To create the tsunami visualization shown above, we used Mathematica's NDSolve command to solve the shallow water wave equations for an initial Gaussian water displacement. The ocean floor is assumed to be deep and of constant depth in the middle, while smoothly sloping towards the shore like a cosine function. In the animation above, we can clearly see a number of real physical effects, including (1) local propagation of the tsunami, (2) a small offset of the ocean level inside the radial wavefront (an effect only present in even-dimensional systems; in this case, 2-dimensional), and (3) a steepening of the wavefront as it nears the shore. The animation is halted as the wave nears the shore because the shallow wave equations cease providing an accurate description of the wave's propagation as the depth becomes comparable to the wavelength.

Much more complicated simulations performed with custom software and actual coastlines can be seen on the website of the National Oceanic and Atmospheric Administration. Readers interested in the code used to generate this animation may download the corresponding Mathematica notebook. Solving the equations takes less than a minute on a moderately fast desktop computer.

References

Guyenne, P. and Grilli, S. T. "Computations of Three-Dimensional Overturning Waves in Shallow Water: Dynamics and Kinematics." Proc. 13th Int. Offshore and Polar Eng. Conf., Honolulu, Hawaii, USA, May 25-30, 2003. International Society of the Offshore and Polar Engineers, 2003.

Johnson, R. S. "The Classical Problem of Water Waves: A Reservoir of Integrable and Nearly-Integrable Equations." J. Nonl. Math. Phys. 10, Suppl. 1, 72-92, 2003. http://www2.math.uic.edu/~bona/papers/boussineq-paper.pdf

Layton, A. T. and van de Panne, M. "A Numerically Efficient and Stable Algorithm for Animating Water Waves." Visual Comput. 18, 41-53, 2002.

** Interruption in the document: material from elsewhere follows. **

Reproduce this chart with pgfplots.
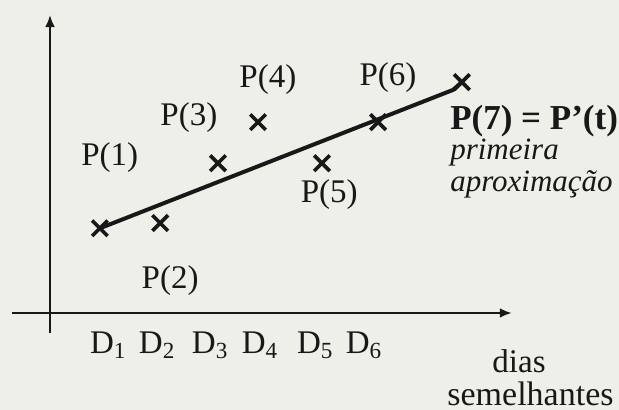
\documentclass[border=0pt]{standalone}
\usepackage{fontspec}
\setmainfont{Liberation Serif}
\usepackage{pgfplots}
\pgfplotsset{compat=1.18}
\usetikzlibrary{arrows.meta}
\definecolor{paper}{RGB}{237,239,232}
\definecolor{ink}{RGB}{24,24,24}

% observed loads P(1)..P(6) over similar days
\pgfplotstableread{
x     y
0.96  1.63
2.12  1.73
3.23  2.88
4.00  3.67
5.23  2.88
6.31  3.67
}\obs

\begin{document}
\fontsize{16.5}{19}\selectfont
\begin{tikzpicture}
\fill[paper, use as bounding box] (-25pt,-48.5pt) rectangle (284.5pt,156.5pt);
\begin{axis}[
    anchor=south west, at={(-18.98pt,-10.01pt)},
    x=26pt, y=26pt,
    xmin=-0.73, xmax=8.88,
    ymin=-0.385, ymax=5.73,
    axis lines=middle,
    axis line style={ink, line width=1.2pt, -{Latex[length=6pt,width=5pt]}},
    xtick={1.12,2.06,3.08,4.04,5.10,6.04},
    xticklabels={D\textsubscript{1},D\textsubscript{2},D\textsubscript{3},D\textsubscript{4},D\textsubscript{5},D\textsubscript{6}},
    ytick=\empty,
    major tick length=0pt,
    xticklabel style={text=ink, yshift=-3.5pt},
    clip=false,
]
% trend line: first approximation, ending at P(7)
\addplot[ink, line width=2pt, no marks] coordinates {(0.96,1.63) (7.75,4.29) (7.92,4.44)};
\addplot[only marks, mark=x, mark size=5.5pt, mark options={ink, line width=1.8pt}] table {\obs};
\addplot[only marks, mark=x, mark size=5.5pt, mark options={ink, line width=1.8pt}] coordinates {(7.92,4.44)};

\node[text=ink] at (axis cs:1.15,2.98) {P(1)};
\node[text=ink] at (axis cs:2.31,0.63) {P(2)};
\node[text=ink] at (axis cs:2.67,3.75) {P(3)};
\node[text=ink] at (axis cs:4.19,4.48) {P(4)};
\node[text=ink] at (axis cs:5.37,2.27) {P(5)};
\node[text=ink] at (axis cs:6.50,4.52) {P(6)};
\node[text=ink, anchor=west, inner sep=0pt, font=\fontsize{17.5}{20}\selectfont\bfseries] at (axis cs:7.69,3.69) {P(7) = P’(t)};
\node[text=ink, anchor=west, inner sep=0pt, font=\fontsize{15.5}{18}\selectfont\itshape] at (axis cs:7.69,3.08) {primeira};
\node[text=ink, anchor=west, inner sep=0pt, font=\fontsize{15.5}{18}\selectfont\itshape] at (axis cs:7.69,2.48) {aproximação};
\node[text=ink, inner sep=0pt] at (axis cs:9.02,-0.92) {dias};
\node[text=ink, inner sep=0pt, font=\fontsize{17}{20}\selectfont] at (axis cs:9.24,-1.55) {semelhantes};
\end{axis}
\end{tikzpicture}
\end{document}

National Oceanic and Atmospheric Administration. "NOAA Home Page: Tsunamis." http://www.noaa.gov/tsunamis.html

National Oceanic and Atmospheric Administration. "Tsunami: Indonesia 12-2004." http://www.noaanews.noaa.gov/video/tsunami-indonesia12-2004.qt

Pelinovsky, E.; Talipova, T.; Kurkin, A.; and Kharif, C. "Nonlinear Mechanism of Tsunami Wave Generation by Atmospheric Disturbances." Natural Hazard and Earth Sci. 1, 243-250, 2001.

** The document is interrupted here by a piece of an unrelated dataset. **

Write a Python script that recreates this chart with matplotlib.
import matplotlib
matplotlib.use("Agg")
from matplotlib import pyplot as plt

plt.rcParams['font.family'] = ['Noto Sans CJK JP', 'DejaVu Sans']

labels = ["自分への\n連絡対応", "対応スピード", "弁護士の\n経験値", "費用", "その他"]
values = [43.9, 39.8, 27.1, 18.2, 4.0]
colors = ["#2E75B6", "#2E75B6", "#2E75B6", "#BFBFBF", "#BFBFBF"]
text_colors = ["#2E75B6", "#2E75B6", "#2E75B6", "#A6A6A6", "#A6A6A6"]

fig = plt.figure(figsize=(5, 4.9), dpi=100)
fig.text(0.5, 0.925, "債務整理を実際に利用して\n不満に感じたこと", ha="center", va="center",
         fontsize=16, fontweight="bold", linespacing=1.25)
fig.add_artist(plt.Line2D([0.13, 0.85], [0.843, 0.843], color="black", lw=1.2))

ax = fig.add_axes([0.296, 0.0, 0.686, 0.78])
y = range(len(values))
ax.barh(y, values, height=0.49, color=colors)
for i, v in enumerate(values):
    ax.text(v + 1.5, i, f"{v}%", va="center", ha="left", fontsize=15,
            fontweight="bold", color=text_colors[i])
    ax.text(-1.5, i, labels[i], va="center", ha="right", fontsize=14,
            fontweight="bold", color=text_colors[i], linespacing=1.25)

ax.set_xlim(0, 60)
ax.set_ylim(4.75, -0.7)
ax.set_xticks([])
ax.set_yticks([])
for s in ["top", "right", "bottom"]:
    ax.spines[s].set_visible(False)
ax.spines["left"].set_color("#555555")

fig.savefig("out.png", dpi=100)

Post, D. E. and Votta, L. G. Physics Today 58, 35, January 2005. http://www.aip.org/pt/vol-58/iss-1/contents.html

Rahman, M. Water Waves: Relating Modern Theory to Advanced Engineering Practice. Oxford, Enlgand: Clarendon Press, p. 306, 1995.

Zahibo, N.; Pelinovsky, E.; Yalciner, A. C.; Kurkin, A.; Koselkov, A.; and Zaitsev, A. "The 1867 Virgin Island Tsunami." Natural Hazard and Earth Sci. 3, 367-376, 2003.